Stated goal
Give again, word for word, the lines below that run from the line with "Write the seaborn" through the line with "large_gs, specific, government]". Drop the pictures.

## BEGIN Provided material

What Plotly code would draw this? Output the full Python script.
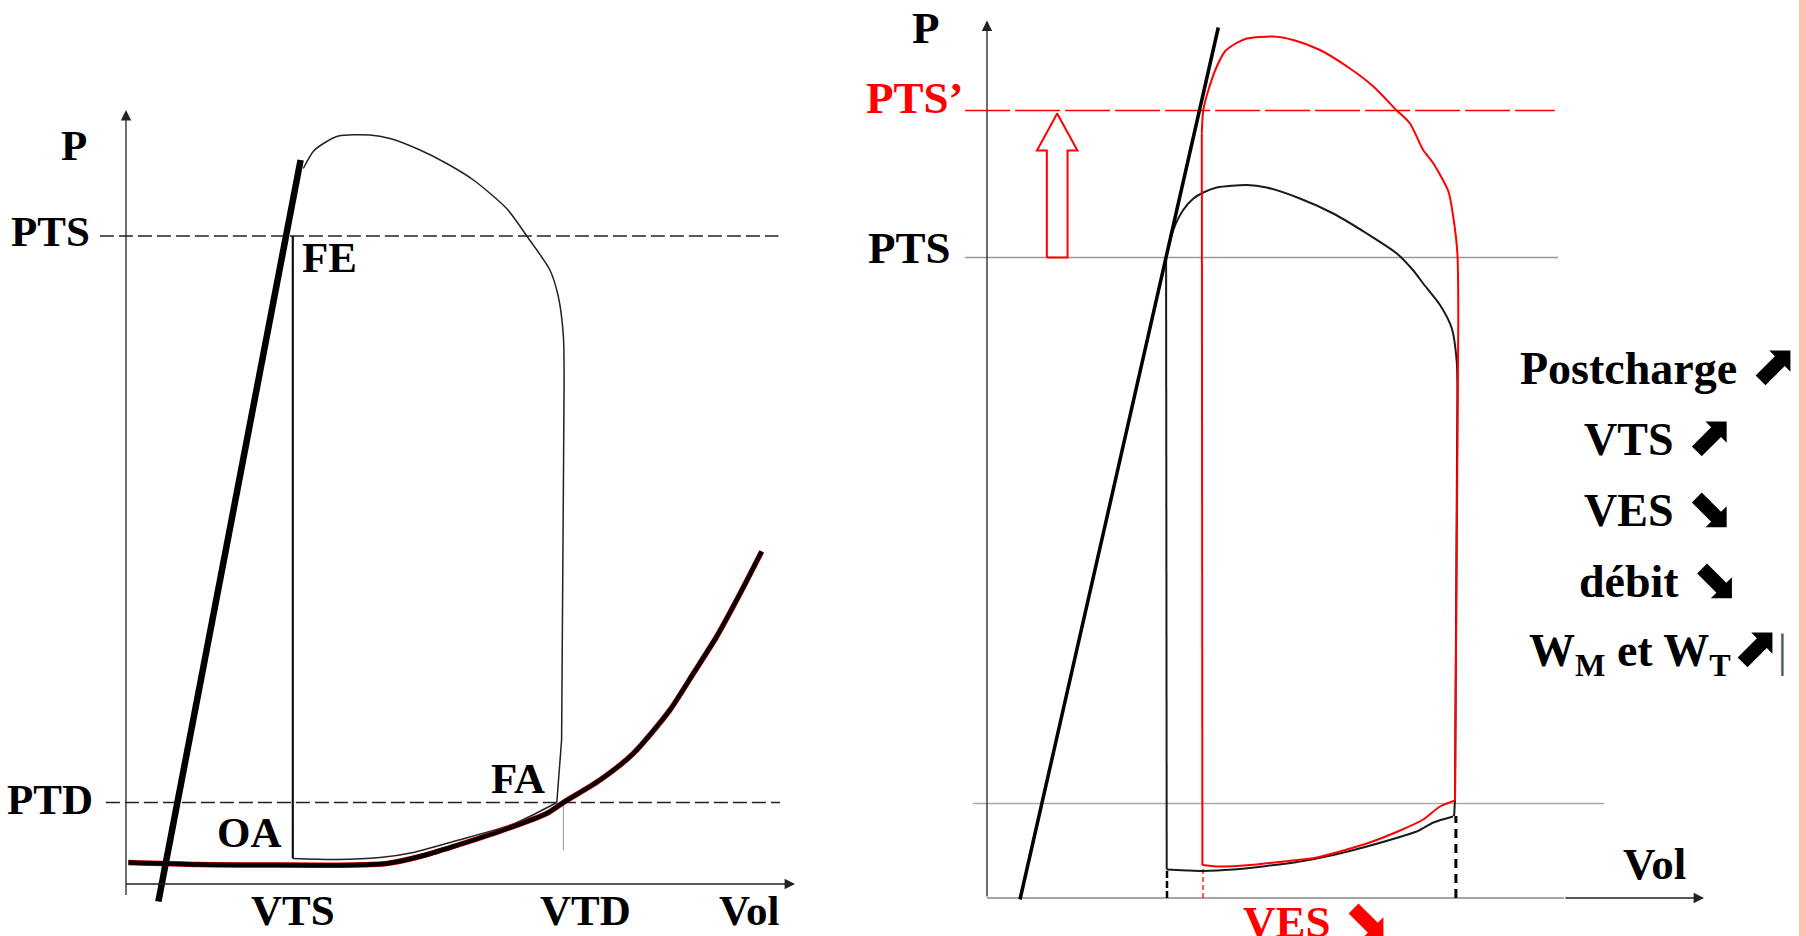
import plotly.graph_objects as go

# Left panel: volume (mL) / pressure (mmHg), read from the schematic
ESPVR_L_V = [10.8, 58.2]
ESPVR_L_P = [-3.5, 144.8]

EDPVR_L_V = [0.8, 24.7, 75.8, 86.9, 98.0, 109.1, 125.8, 140.2, 145.8, 158.0,
             169.1, 181.3, 189.1, 196.9, 204.7, 211.9]
EDPVR_L_P = [4.3, 3.9, 3.8, 4.1, 5.5, 7.5, 10.8, 14.1, 16.3, 20.8,
             26.1, 34.8, 42.1, 49.5, 58.1, 66.5]

EJECT_L_V = [146.0, 145.8, 144.1, 141.3, 133.6, 126.9, 115.8, 106.9, 98.0,
             88.0, 81.3, 70.8, 65.8, 62.4, 59.1]
EJECT_L_P = [96.8, 109.5, 117.5, 122.8, 129.6, 135.1, 140.8, 144.1, 146.8,
             149.1, 149.8, 149.6, 148.1, 146.5, 143.1]
CONTRACT_L_V = [143.6, 145.2, 146.0]
CONTRACT_L_P = [16.3, 28.8, 96.8]
FILL_L_V = [55.6, 70.2, 84.7, 95.8, 109.1, 129.1, 143.6]
FILL_L_P = [5.1, 4.9, 5.3, 6.3, 8.5, 12.0, 16.3]

VTS_L = 55.6
VTD_L = 145.8
PTS_L = 129.6
PTD_L = 16.3

# Right panel: baseline loop (black) and loop after afterload rise (red)
ESPVR_R_V = [11.0, 77.1]
ESPVR_R_P = [-0.3, 174.1]

EJECT_R_V = [59.7, 62.1, 65.4, 68.8, 72.1, 76.6, 86.6, 93.2, 104.3, 115.4,
             126.6, 136.6, 142.1, 145.4, 151.0, 154.9, 156.6, 156.8]
EJECT_R_P = [127.9, 133.6, 137.6, 139.9, 141.1, 142.1, 142.6, 142.1, 139.9, 136.9,
             132.9, 128.9, 125.5, 122.9, 118.6, 114.0, 107.1, 101.0]
CONTRACT_R_V = [156.8, 156.0, 155.7]
CONTRACT_R_P = [101.0, 19.6, 16.4]
FILL_R_V = [59.9, 66.6, 72.1, 82.1, 93.2, 104.3, 115.4, 126.6, 143.2, 148.8, 155.4]
FILL_R_P = [5.7, 5.5, 5.4, 5.7, 6.4, 7.3, 8.6, 10.3, 13.3, 15.1, 16.3]

EJECT_R2_V = [71.6, 72.1, 73.8, 76.6, 79.3, 82.1, 86.6, 95.4, 102.1, 111.0, 121.0,
              128.8, 136.6, 141.0, 145.4, 148.8, 153.8, 155.4, 156.8, 157.1]
EJECT_R2_P = [152.9, 157.6, 161.6, 166.3, 169.3, 170.6, 171.9, 172.3, 171.6, 169.6, 165.9,
              162.3, 157.5, 154.9, 149.6, 146.9, 141.3, 136.3, 128.9, 115.6]
CONTRACT_R2_V = [157.1, 156.0]
CONTRACT_R2_P = [115.6, 19.5]
FILL_R2_V = [156.0, 151.0, 145.4, 137.7, 126.6, 109.9, 98.8, 87.7, 76.6, 71.8]
FILL_R2_P = [19.5, 18.3, 15.7, 13.5, 10.9, 8.1, 7.3, 6.6, 6.3, 6.6]

VES_R = 60.0
VES_R2 = 72.0
VTD_R = 156.3
PTS_R = 128.1
PTS_R2 = 157.5
PTD_R = 18.9

UP = "<span style='font-family:DejaVu Sans;font-size:56px'>⬈</span>"
DOWN = "<span style='font-family:DejaVu Sans;font-size:56px'>⬊</span>"
EFFETS = [
    f"Postcharge {UP}",
    f"VTS {UP}",
    f"VES {DOWN}",
    f"débit {DOWN}",
    f"W<sub>M</sub> et W<sub>T</sub>{UP}<span style='font-weight:normal;color:#555'>|</span>",
]

FONT = "Liberation Serif, Times New Roman, serif"
RED = "#ff0000"

fig = go.Figure()


def add_line(xs, ys, color, width, dash="solid", shape="linear", panel=1):
    fig.add_trace(
        go.Scatter(
            x=xs, y=ys, mode="lines",
            line=dict(color=color, width=width, dash=dash, shape=shape, smoothing=0.7),
            xaxis="x" if panel == 1 else "x2",
            yaxis="y" if panel == 1 else "y2",
            hoverinfo="skip", showlegend=False,
        )
    )


def add_label(text, x, y, size, panel=1, color="black", xanchor="center"):
    fig.add_annotation(
        text=f"<b>{text}</b>", x=x, y=y,
        xref="x" if panel == 1 else "x2", yref="y" if panel == 1 else "y2",
        showarrow=False, xanchor=xanchor, yanchor="middle",
        font=dict(family=FONT, size=size, color=color),
    )


def add_axis_arrow(x0, y0, x1, y1, panel=1, color="#222"):
    xr = "x" if panel == 1 else "x2"
    yr = "y" if panel == 1 else "y2"
    fig.add_annotation(
        x=x1, y=y1, ax=x0, ay=y0, xref=xr, yref=yr, axref=xr, ayref=yr,
        text="", showarrow=True, arrowhead=2, arrowsize=1.6, arrowwidth=1.3,
        arrowcolor=color, standoff=0,
    )


# ---------- left panel ----------
add_line([-8.7, 217.5], [PTS_L, PTS_L], "#222", 1.3, dash="14px,5px")
add_line([-6.7, 218.0], [PTD_L, PTD_L], "#222", 1.3, dash="14px,5px")
add_line([VTD_L, VTD_L], [PTD_L, 6.8], "#999", 1.0)
add_axis_arrow(0, -2.5, 0, 154.8)
add_axis_arrow(-0.5, 0, 223, 0)

add_line(EJECT_L_V, EJECT_L_P, "#222", 1.5, shape="spline")
add_line(CONTRACT_L_V, CONTRACT_L_P, "#222", 1.5)
add_line([VTS_L, VTS_L], [PTS_L, FILL_L_P[0]], "#111", 2.2)
add_line(FILL_L_V, FILL_L_P, "#222", 1.5, shape="spline")

add_line(EDPVR_L_V, EDPVR_L_P, RED, 5.5, shape="spline")
add_line(EDPVR_L_V, EDPVR_L_P, "black", 4.5, shape="spline")
add_line(ESPVR_L_V, ESPVR_L_P, "black", 6.5)

add_label("P", -17.3, 147.8, 43)
add_label("PTS", -11.3, 130.5, 43, xanchor="right")
add_label("PTD", -10.3, 17.0, 43, xanchor="right")
add_label("FE", 58.0, 125.4, 43, xanchor="left")
add_label("OA", 41.3, 10.4, 43)
add_label("FA", 130.7, 21.2, 43)
add_label("VTS", VTS_L, -5.2, 43)
add_label("VTD", 153.2, -5.2, 43)
add_label("Vol", 207.7, -5.2, 43)

# ---------- right panel ----------
add_line([-7.3, 190.3], [PTS_R, PTS_R], "#999", 1.3, panel=2)
add_line([-4.7, 205.8], [PTD_R, PTD_R], "#aaa", 1.3, panel=2)
add_line([-7.3, 189.3], [PTS_R2, PTS_R2], RED, 1.3, dash="45px,5px", panel=2)
add_axis_arrow(0, 0, 0, 175.5, panel=2)
add_line([0, 192.3], [0, 0], "#888", 1.5, panel=2)
add_axis_arrow(192.3, 0, 239, 0, panel=2)

# hollow arrow PTS -> PTS'
ax_c, shaft, head, head_len = 23.4, 3.45, 6.75, 7.4
tip = PTS_R2 - 0.6
add_line(
    [ax_c - shaft, ax_c + shaft, ax_c + shaft, ax_c + head, ax_c, ax_c - head, ax_c - shaft, ax_c - shaft],
    [PTS_R, PTS_R, tip - head_len, tip - head_len, tip, tip - head_len, tip - head_len, PTS_R],
    RED, 2, panel=2,
)

add_line([VES_R, VES_R], [0, FILL_R_P[0]], "black", 2.5, dash="7px,3px", panel=2)
add_line([VES_R2, VES_R2], [0, FILL_R2_P[-1]], RED, 1.3, dash="5px,3px", panel=2)
add_line([VTD_R, VTD_R], [0, CONTRACT_R_P[-1]], "black", 3, dash="9px,6px", panel=2)

add_line(EJECT_R_V, EJECT_R_P, "#1a1a1a", 2, shape="spline", panel=2)
add_line(CONTRACT_R_V, CONTRACT_R_P, "#1a1a1a", 2, panel=2)
add_line([FILL_R_V[0], EJECT_R_V[0]], [FILL_R_P[0], EJECT_R_P[0]], "#1a1a1a", 2, panel=2)
add_line(FILL_R_V, FILL_R_P, "#1a1a1a", 2, shape="spline", panel=2)

add_line(EJECT_R2_V, EJECT_R2_P, RED, 2, shape="spline", panel=2)
add_line(CONTRACT_R2_V, CONTRACT_R2_P, RED, 2, panel=2)
add_line([FILL_R2_V[-1], EJECT_R2_V[0]], [FILL_R2_P[-1], EJECT_R2_P[0]], RED, 2, panel=2)
add_line(FILL_R2_V, FILL_R2_P, RED, 2, shape="spline", panel=2)

add_line(ESPVR_R_V, ESPVR_R_P, "black", 3.5, panel=2)

add_label("P", -20.3, 174.1, 45, panel=2)
add_label("PTS’", -24.1, 160.0, 45, panel=2, color=RED)
add_label("PTS", -25.9, 130.0, 45, panel=2)
add_label("Vol", 222.6, 6.8, 45, panel=2)
add_label(f"VES {DOWN}", 109.7, -3.9, 45, panel=2, color=RED)

for i, txt in enumerate(EFFETS):
    add_label(txt, 223.8, 106.7 - 14.2 * i, 46, panel=2)

fig.add_shape(type="rect", xref="paper", yref="paper", x0=1799 / 1806, x1=1, y0=0, y1=1,
              fillcolor="#f9c3ad", line_width=0, layer="below")

fig.update_layout(
    width=1806, height=936,
    margin=dict(l=0, r=0, t=0, b=0),
    paper_bgcolor="white", plot_bgcolor="white",
    showlegend=False,
    xaxis=dict(domain=[0, 0.5], range=[-42, 259], visible=False),
    yaxis=dict(domain=[0, 1], range=[-10.4, 176.8], visible=False),
    xaxis2=dict(domain=[0.5, 1], range=[-28, 273], visible=False),
    yaxis2=dict(domain=[0, 1], range=[-7.6, 179.6], visible=False),
)

fig.write_html(
    "out.html",
    config={"displayModeBar": False},
    post_script="document.body.style.margin='0';document.body.style.overflow='hidden';",
)
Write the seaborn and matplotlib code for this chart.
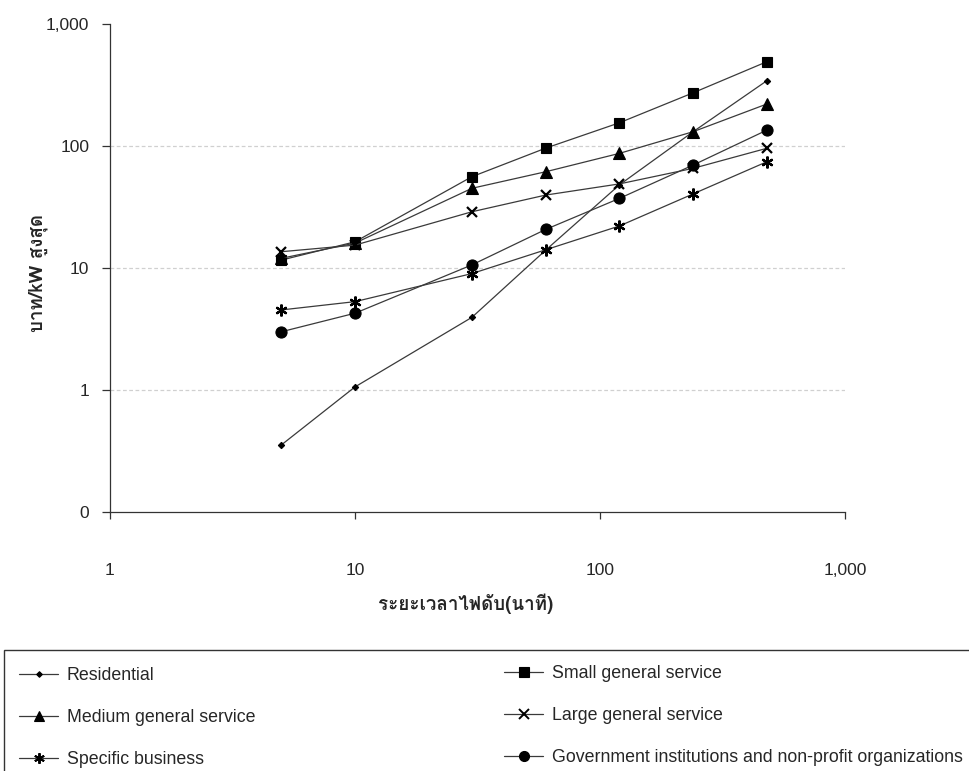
import numpy as np
import pandas as pd
import matplotlib
matplotlib.use("Agg")
import matplotlib.pyplot as plt
import seaborn as sns
from matplotlib import font_manager, ft2font
from matplotlib.lines import Line2D
from matplotlib.patches import Rectangle

# ---------------- data ----------------
minutes = [5, 10, 30, 60, 120, 240, 480]
residential = [0.354, 1.06, 3.94, 14.0, 48.0, 131.0, 343.0]
small_gs = [11.6, 16.4, 56.0, 96.0, 155.0, 273.0, 491.0]
medium_gs = [12.0, 16.0, 45.0, 61.5, 87.0, 131.0, 221.0]
large_gs = [13.6, 15.4, 28.9, 39.6, 48.9, 65.6, 95.8]
specific = [4.53, 5.3, 9.0, 14.1, 22.1, 40.5, 74.3]
government = [3.0, 4.26, 10.6, 20.7, 37.2, 69.8, 135.0]

series_names = ["Residential", "Small general service", "Medium general service",
                "Large general service", "Specific business",
                "Government institutions and non-profit organizations"]
series_vals = [residential, small_gs, medium_gs, large_gs, specific, government]

y_ticks = [0.1, 1, 10, 100, 1000]
y_ticklabels = ["0", "1", "10", "100", "1,000"]
x_ticks = [1, 10, 100, 1000]
x_ticklabels = ["1", "10", "100", "1,000"]

x_label = "ระยะเวลาไฟดับ(นาที)"
y_label = "บาท/kW สูงสุด"

# ---------------- fonts ----------------
sns.set_theme(style="white")
def find_thai():
    best = None
    for f in font_manager.fontManager.ttflist:
        try:
            ft = ft2font.FT2Font(f.fname)
            if ft.get_char_index(0x0E1A) and ft.get_char_index(0x0E2A):
                if best is None or "Loma" in f.name or "Tlwg" in f.name:
                    best = f.name
        except Exception:
            pass
    return best

thai_font = find_thai()
thai_family = [thai_font, "DejaVu Sans"] if thai_font else ["DejaVu Sans"]
plt.rcParams["font.family"] = ["Liberation Sans", "DejaVu Sans"]

# ---------------- data frame ----------------
rows = []
for name, vals in zip(series_names, series_vals):
    for m, v in zip(minutes, vals):
        rows.append({"minutes": m, "value": v, "series": name})
df = pd.DataFrame(rows)

markers = {
    "Residential": "D",
    "Small general service": "s",
    "Medium general service": "^",
    "Large general service": "x",
    "Specific business": (6, 2, 0),
    "Government institutions and non-profit organizations": "o",
}
msizes = {
    "Residential": 3.2,
    "Small general service": 7.5,
    "Medium general service": 8,
    "Large general service": 7.5,
    "Specific business": 8.5,
    "Government institutions and non-profit organizations": 8,
}

fig = plt.figure(figsize=(9.69, 7.71), dpi=100)
ax = fig.add_axes([110 / 969, 259 / 771, 735 / 969, 488 / 771])

line_color = "#3a3a3a"
for name in series_names:
    sub = df[df["series"] == name]
    sns.lineplot(data=sub, x="minutes", y="value", ax=ax, color=line_color,
                 linewidth=0.9, marker=markers[name], markersize=msizes[name],
                 markerfacecolor="black", markeredgecolor="black",
                 markeredgewidth=1.6 if name in ("Large general service", "Specific business") else 0.8,
                 legend=False, zorder=3)

ax.set_xscale("log")
ax.set_yscale("log")
ax.set_xlim(1, 1000)
ax.set_ylim(0.1, 1000)
ax.set_yticks(y_ticks)
ax.set_yticklabels(y_ticklabels)
ax.set_xticks(x_ticks)
ax.set_xticklabels(x_ticklabels)
ax.minorticks_off()
ax.tick_params(axis="y", which="major", direction="out", length=6, width=0.9,
               color="#333333", pad=9, labelsize=12.5, left=True)
ax.tick_params(axis="x", which="major", direction="out", length=5, width=0.9,
               color="#333333", pad=32, labelsize=12.5, bottom=True)

for sp in ["top", "right"]:
    ax.spines[sp].set_visible(False)
for sp in ["left", "bottom"]:
    ax.spines[sp].set_color("#333333")
    ax.spines[sp].set_linewidth(0.9)

for yv in [1, 10, 100]:
    ax.axhline(yv, color="#d0d0d0", lw=0.9, ls=(0, (3, 2)), zorder=1)

ax.set_xlabel(x_label, family=thai_family, fontweight="bold", fontsize=13.5)
ax.xaxis.set_label_coords((466 - 110) / 735, (512 - 594) / 488)
ax.set_ylabel(y_label, family=thai_family, fontweight="bold", fontsize=13.5)
ax.yaxis.set_label_coords((48 - 110) / 735, 0.49)

# ---------------- legend ----------------
def handle(name):
    return Line2D([0], [0], color=line_color, lw=0.9, marker=markers[name],
                  markersize=msizes[name] * 0.9, markerfacecolor="black",
                  markeredgecolor="black",
                  markeredgewidth=1.4 if name in ("Large general service", "Specific business") else 0.8)

col1 = ["Residential", "Medium general service", "Specific business"]
col2 = ["Small general service", "Large general service",
        "Government institutions and non-profit organizations"]

fig.patches.append(Rectangle((4 / 969, -0.05), 1.0, 0.05 + 121 / 771,
                             transform=fig.transFigure, fill=False,
                             edgecolor="#333333", lw=1.0))

common = dict(frameon=False, fontsize=12.8, handlelength=2.2, handletextpad=0.5,
              labelspacing=1.42, borderpad=0, borderaxespad=0)
leg1 = fig.legend([handle(n) for n in col1], col1, loc="upper left",
                  bbox_to_anchor=(19 / 969, 1 - 667 / 771), **common)
leg2 = fig.legend([handle(n) for n in col2], col2, loc="upper left",
                  bbox_to_anchor=(504 / 969, 1 - 665 / 771), **common)

fig.savefig("out.png", dpi=100)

## END Provided material

In response
Write the seaborn and matplotlib code for this chart.
import numpy as np
import pandas as pd
import matplotlib
matplotlib.use("Agg")
import matplotlib.pyplot as plt
import seaborn as sns
from matplotlib import font_manager, ft2font
from matplotlib.lines import Line2D
from matplotlib.patches import Rectangle

# ---------------- data ----------------
minutes = [5, 10, 30, 60, 120, 240, 480]
residential = [0.354, 1.06, 3.94, 14.0, 48.0, 131.0, 343.0]
small_gs = [11.6, 16.4, 56.0, 96.0, 155.0, 273.0, 491.0]
medium_gs = [12.0, 16.0, 45.0, 61.5, 87.0, 131.0, 221.0]
large_gs = [13.6, 15.4, 28.9, 39.6, 48.9, 65.6, 95.8]
specific = [4.53, 5.3, 9.0, 14.1, 22.1, 40.5, 74.3]
government = [3.0, 4.26, 10.6, 20.7, 37.2, 69.8, 135.0]

series_names = ["Residential", "Small general service", "Medium general service",
                "Large general service", "Specific business",
                "Government institutions and non-profit organizations"]
series_vals = [residential, small_gs, medium_gs, large_gs, specific, government]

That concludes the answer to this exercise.